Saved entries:
* BEGIN *

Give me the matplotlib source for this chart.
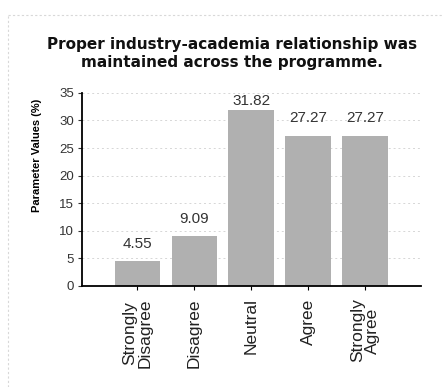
import numpy as np
import matplotlib.pyplot as plt
from matplotlib.lines import Line2D

categories = ['Strongly\nDisagree', 'Disagree', 'Neutral', 'Agree', 'Strongly\nAgree']
values = [4.55, 9.09, 31.82, 27.27, 27.27]
y_ticks = [0, 5, 10, 15, 20, 25, 30, 35]

title = 'Proper industry-academia relationship was\nmaintained across the programme.'
y_label = 'Parameter Values (%)'

fig = plt.figure(figsize=(4.44, 3.87), dpi=100)
ax = fig.add_axes([0.185, 0.261, 0.763, 0.499])

# faint dotted frame edges (top and left)
fig.add_artist(Line2D([0.018, 0.995], [0.961, 0.961], transform=fig.transFigure,
                      color='#d8d8d8', linewidth=0.8, linestyle=(0, (2, 2))))
fig.add_artist(Line2D([0.018, 0.018], [0.0, 0.961], transform=fig.transFigure,
                      color='#d8d8d8', linewidth=0.8, linestyle=(0, (2, 2))))

x = np.arange(len(categories))
bars = ax.bar(x, values, width=0.8, color='#b0b0b0', zorder=2)

for b, v in zip(bars, values):
    ax.text(b.get_x() + b.get_width() / 2, min(v + 3.1, 33.6), f'{v:.2f}',
            ha='center', va='center', fontsize=11, family='Liberation Sans',
            color='#333333')

ax.set_xlim(-0.97, 4.98)
ax.set_ylim(0, 35)
ax.set_yticks(y_ticks)
ax.set_xticks(x)
ax.set_xticklabels(categories, rotation=90, fontsize=12.5, family='Liberation Sans',
                   color='#222222', linespacing=1.05)
ax.tick_params(axis='y', labelsize=9.5, colors='#333333', length=3, width=0.8, pad=3)
ax.tick_params(axis='x', length=3, width=0.8, pad=6)
for lbl in ax.get_yticklabels():
    lbl.set_family('Liberation Sans')

ax.grid(axis='y', color='#d6d6d6', linestyle=(0, (2, 3)), linewidth=0.7, zorder=0)
ax.spines['top'].set_visible(False)
ax.spines['right'].set_visible(False)
ax.spines['left'].set_linewidth(1.3)
ax.spines['bottom'].set_linewidth(1.3)

ax.set_ylabel(y_label, fontsize=8, fontweight='bold', family='Liberation Sans')
ax.yaxis.set_label_coords(-0.118, 0.674)
fig.text(0.523, 0.862, title, ha='center', va='center', fontsize=11,
         fontweight='bold', family='DejaVu Sans', linespacing=1.2, color='#111111')

fig.savefig('out.png', dpi=100)
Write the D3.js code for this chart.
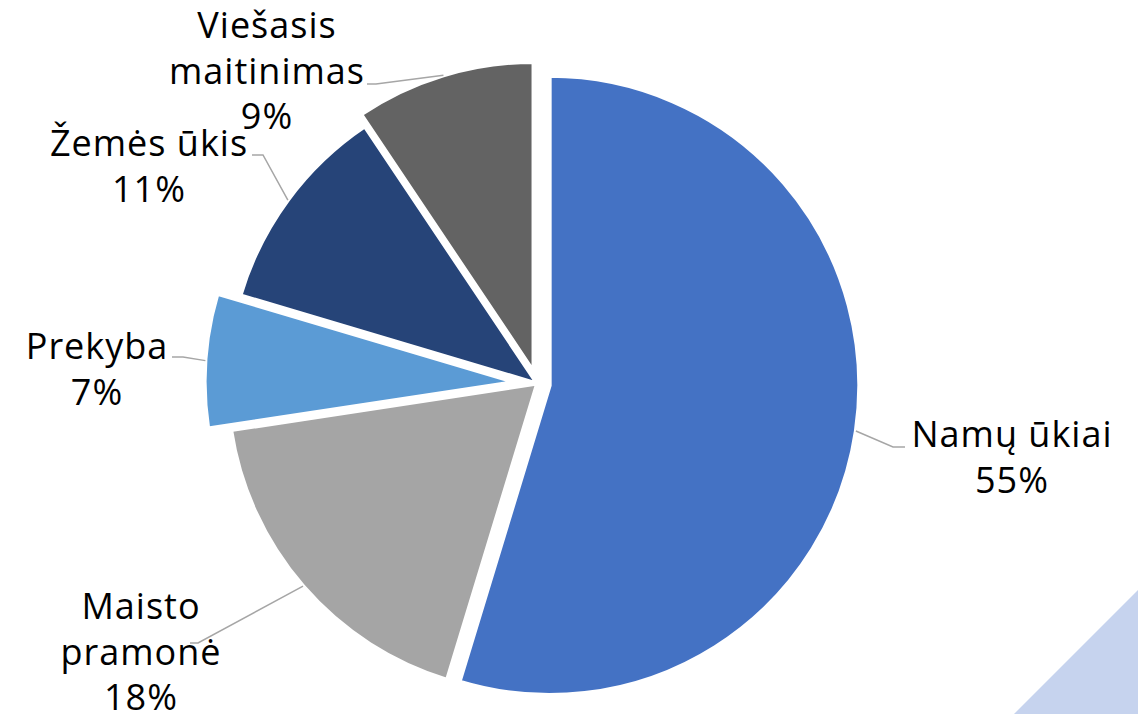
<!DOCTYPE html>
<html>
<head>
<meta charset="utf-8">
<script src="https://cdn.jsdelivr.net/npm/d3@7"></script>
<style>
  body { margin: 0; background: #fff; }
  #chart text { font-family: "Century Gothic", "Open Sans", sans-serif; }
</style>
</head>
<body>
<div id="chart"></div>
<script>
// Pie data (shares, labels show rounded percents)
const categories = ['Namų ūkiai', 'Maisto pramonė', 'Prekyba', 'Žemės ūkis', 'Viešasis maitinimas'];
const labelLines = [['Namų ūkiai'], ['Maisto', 'pramonė'], ['Prekyba'], ['Žemės ūkis'], ['Viešasis', 'maitinimas']];
const shares = [54.7, 17.9, 7.0, 11.0, 9.4];

// Styling / layout
const colors = ['#4472C4', '#A5A5A5', '#5B9BD5', '#264478', '#636363'];
const explode = [12.6, 0, 23, 0, 12.6];
const labelPos = [
    { x: 1012, y: 447, elbow: [893, 447], end: [905, 447] },
    { x: 141, y: 619, elbow: [198, 643], end: [190, 643] },
    { x: 97, y: 359, elbow: [183, 357], end: [172, 357] },
    { x: 149, y: 156, elbow: [263, 155], end: [252, 155] },
    { x: 267, y: 38, elbow: [376, 84], end: [367, 84] }
];

const width = 1138, height = 714;
const cx = 537.2, cy = 383.6, radius = 309.6;
const lineGap = 45.5;

const svg = d3.select('#chart')
    .append('svg')
    .attr('width', width)
    .attr('height', height);

// background decoration (slide corner triangle)
svg.append('polygon')
    .attr('points', `${width - 124},${height} ${width},${height - 124} ${width},${height}`)
    .attr('fill', '#C6D3EE');

const pie = d3.pie().sort(null).value(d => d);
const arcs = pie(shares);
const arc = d3.arc().innerRadius(0).outerRadius(radius);
const total = d3.sum(shares);

const g = svg.append('g').attr('transform', `translate(${cx},${cy})`);

const offset = (a, i) => {
    const mid = (a.startAngle + a.endAngle) / 2;
    return [Math.sin(mid) * explode[i], -Math.cos(mid) * explode[i]];
};

// slices
g.selectAll('path.slice')
    .data(arcs)
    .enter()
    .append('path')
    .attr('class', 'slice')
    .attr('transform', (d, i) => `translate(${offset(d, i)})`)
    .attr('d', arc)
    .attr('fill', (d, i) => colors[i])
    .attr('stroke', '#fff')
    .attr('stroke-width', 4)
    .attr('stroke-linejoin', 'miter');

// leader lines
const line = d3.line();
arcs.forEach((a, i) => {
    const mid = (a.startAngle + a.endAngle) / 2;
    const [ox, oy] = offset(a, i);
    const sx = cx + ox + Math.sin(mid) * radius;
    const sy = cy + oy - Math.cos(mid) * radius;
    const p = labelPos[i];
    svg.append('path')
        .attr('d', line([[sx, sy], p.elbow, p.end]))
        .attr('fill', 'none')
        .attr('stroke', '#A6A6A6')
        .attr('stroke-width', 1.5);
});

// labels
arcs.forEach((a, i) => {
    const p = labelPos[i];
    const lines = labelLines[i].concat([Math.round(shares[i] / total * 100) + '%']);
    const t = svg.append('text')
        .attr('x', p.x)
        .attr('y', p.y)
        .attr('text-anchor', 'middle')
        .attr('fill', '#000')
        .style('font-size', '36px')
        .style('letter-spacing', '1px');
    lines.forEach((s, k) => {
        t.append('tspan')
            .attr('x', p.x)
            .attr('y', p.y + k * lineGap)
            .text(s);
    });
});
</script>
</body>
</html>
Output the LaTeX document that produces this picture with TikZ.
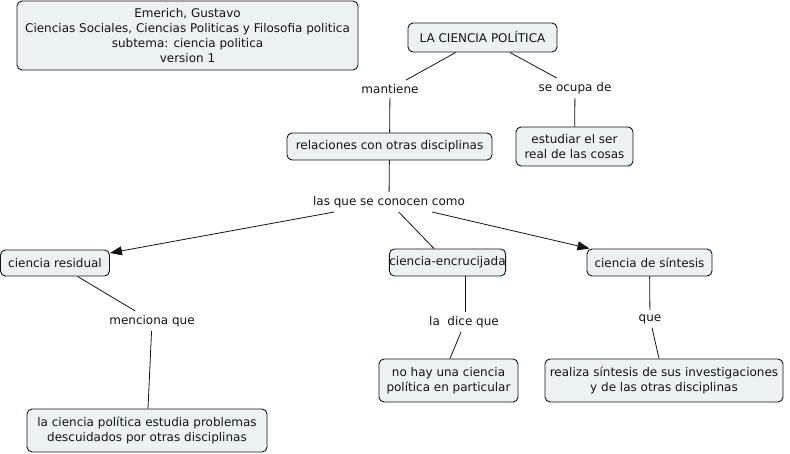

* END *

## Task brief
Omit every image. Quote each record exactly.

## Result of the exercise
Give me the matplotlib source for this chart.
import numpy as np
import matplotlib.pyplot as plt
from matplotlib.lines import Line2D

categories = ['Strongly\nDisagree', 'Disagree', 'Neutral', 'Agree', 'Strongly\nAgree']
values = [4.55, 9.09, 31.82, 27.27, 27.27]
y_ticks = [0, 5, 10, 15, 20, 25, 30, 35]

title = 'Proper industry-academia relationship was\nmaintained across the programme.'
y_label = 'Parameter Values (%)'

fig = plt.figure(figsize=(4.44, 3.87), dpi=100)
ax = fig.add_axes([0.185, 0.261, 0.763, 0.499])

# faint dotted frame edges (top and left)
fig.add_artist(Line2D([0.018, 0.995], [0.961, 0.961], transform=fig.transFigure,
                      color='#d8d8d8', linewidth=0.8, linestyle=(0, (2, 2))))
fig.add_artist(Line2D([0.018, 0.018], [0.0, 0.961], transform=fig.transFigure,
                      color='#d8d8d8', linewidth=0.8, linestyle=(0, (2, 2))))

x = np.arange(len(categories))
bars = ax.bar(x, values, width=0.8, color='#b0b0b0', zorder=2)

for b, v in zip(bars, values):
    ax.text(b.get_x() + b.get_width() / 2, min(v + 3.1, 33.6), f'{v:.2f}',
            ha='center', va='center', fontsize=11, family='Liberation Sans',
            color='#333333')

ax.set_xlim(-0.97, 4.98)
ax.set_ylim(0, 35)
ax.set_yticks(y_ticks)
ax.set_xticks(x)
ax.set_xticklabels(categories, rotation=90, fontsize=12.5, family='Liberation Sans',
                   color='#222222', linespacing=1.05)
ax.tick_params(axis='y', labelsize=9.5, colors='#333333', length=3, width=0.8, pad=3)
ax.tick_params(axis='x', length=3, width=0.8, pad=6)
for lbl in ax.get_yticklabels():
    lbl.set_family('Liberation Sans')

ax.grid(axis='y', color='#d6d6d6', linestyle=(0, (2, 3)), linewidth=0.7, zorder=0)
ax.spines['top'].set_visible(False)
ax.spines['right'].set_visible(False)
ax.spines['left'].set_linewidth(1.3)
ax.spines['bottom'].set_linewidth(1.3)

ax.set_ylabel(y_label, fontsize=8, fontweight='bold', family='Liberation Sans')
ax.yaxis.set_label_coords(-0.118, 0.674)
fig.text(0.523, 0.862, title, ha='center', va='center', fontsize=11,
         fontweight='bold', family='DejaVu Sans', linespacing=1.2, color='#111111')

fig.savefig('out.png', dpi=100)
Write the D3.js code for this chart.
<!DOCTYPE html>
<html>
<head>
<meta charset="utf-8">
<script src="https://cdn.jsdelivr.net/npm/d3@7"></script>
<style>
  body { margin: 0; background: #fff; }
  #chart text { font-family: "Century Gothic", "Open Sans", sans-serif; }
</style>
</head>
<body>
<div id="chart"></div>
<script>
// Pie data (shares, labels show rounded percents)
const categories = ['Namų ūkiai', 'Maisto pramonė', 'Prekyba', 'Žemės ūkis', 'Viešasis maitinimas'];
const labelLines = [['Namų ūkiai'], ['Maisto', 'pramonė'], ['Prekyba'], ['Žemės ūkis'], ['Viešasis', 'maitinimas']];
const shares = [54.7, 17.9, 7.0, 11.0, 9.4];

// Styling / layout
const colors = ['#4472C4', '#A5A5A5', '#5B9BD5', '#264478', '#636363'];
const explode = [12.6, 0, 23, 0, 12.6];
const labelPos = [
    { x: 1012, y: 447, elbow: [893, 447], end: [905, 447] },
    { x: 141, y: 619, elbow: [198, 643], end: [190, 643] },
    { x: 97, y: 359, elbow: [183, 357], end: [172, 357] },
    { x: 149, y: 156, elbow: [263, 155], end: [252, 155] },
    { x: 267, y: 38, elbow: [376, 84], end: [367, 84] }
];

const width = 1138, height = 714;
const cx = 537.2, cy = 383.6, radius = 309.6;
const lineGap = 45.5;

const svg = d3.select('#chart')
    .append('svg')
    .attr('width', width)
    .attr('height', height);

// background decoration (slide corner triangle)
svg.append('polygon')
    .attr('points', `${width - 124},${height} ${width},${height - 124} ${width},${height}`)
    .attr('fill', '#C6D3EE');

const pie = d3.pie().sort(null).value(d => d);
const arcs = pie(shares);
const arc = d3.arc().innerRadius(0).outerRadius(radius);
const total = d3.sum(shares);

const g = svg.append('g').attr('transform', `translate(${cx},${cy})`);

const offset = (a, i) => {
    const mid = (a.startAngle + a.endAngle) / 2;
    return [Math.sin(mid) * explode[i], -Math.cos(mid) * explode[i]];
};

// slices
g.selectAll('path.slice')
    .data(arcs)
    .enter()
    .append('path')
    .attr('class', 'slice')
    .attr('transform', (d, i) => `translate(${offset(d, i)})`)
    .attr('d', arc)
    .attr('fill', (d, i) => colors[i])
    .attr('stroke', '#fff')
    .attr('stroke-width', 4)
    .attr('stroke-linejoin', 'miter');

// leader lines
const line = d3.line();
arcs.forEach((a, i) => {
    const mid = (a.startAngle + a.endAngle) / 2;
    const [ox, oy] = offset(a, i);
    const sx = cx + ox + Math.sin(mid) * radius;
    const sy = cy + oy - Math.cos(mid) * radius;
    const p = labelPos[i];
    svg.append('path')
        .attr('d', line([[sx, sy], p.elbow, p.end]))
        .attr('fill', 'none')
        .attr('stroke', '#A6A6A6')
        .attr('stroke-width', 1.5);
});

// labels
arcs.forEach((a, i) => {
    const p = labelPos[i];
    const lines = labelLines[i].concat([Math.round(shares[i] / total * 100) + '%']);
    const t = svg.append('text')
        .attr('x', p.x)
        .attr('y', p.y)
        .attr('text-anchor', 'middle')
        .attr('fill', '#000')
        .style('font-size', '36px')
        .style('letter-spacing', '1px');
    lines.forEach((s, k) => {
        t.append('tspan')
            .attr('x', p.x)
            .attr('y', p.y + k * lineGap)
            .text(s);
    });
});
</script>
</body>
</html>
Output the LaTeX document that produces this picture with TikZ.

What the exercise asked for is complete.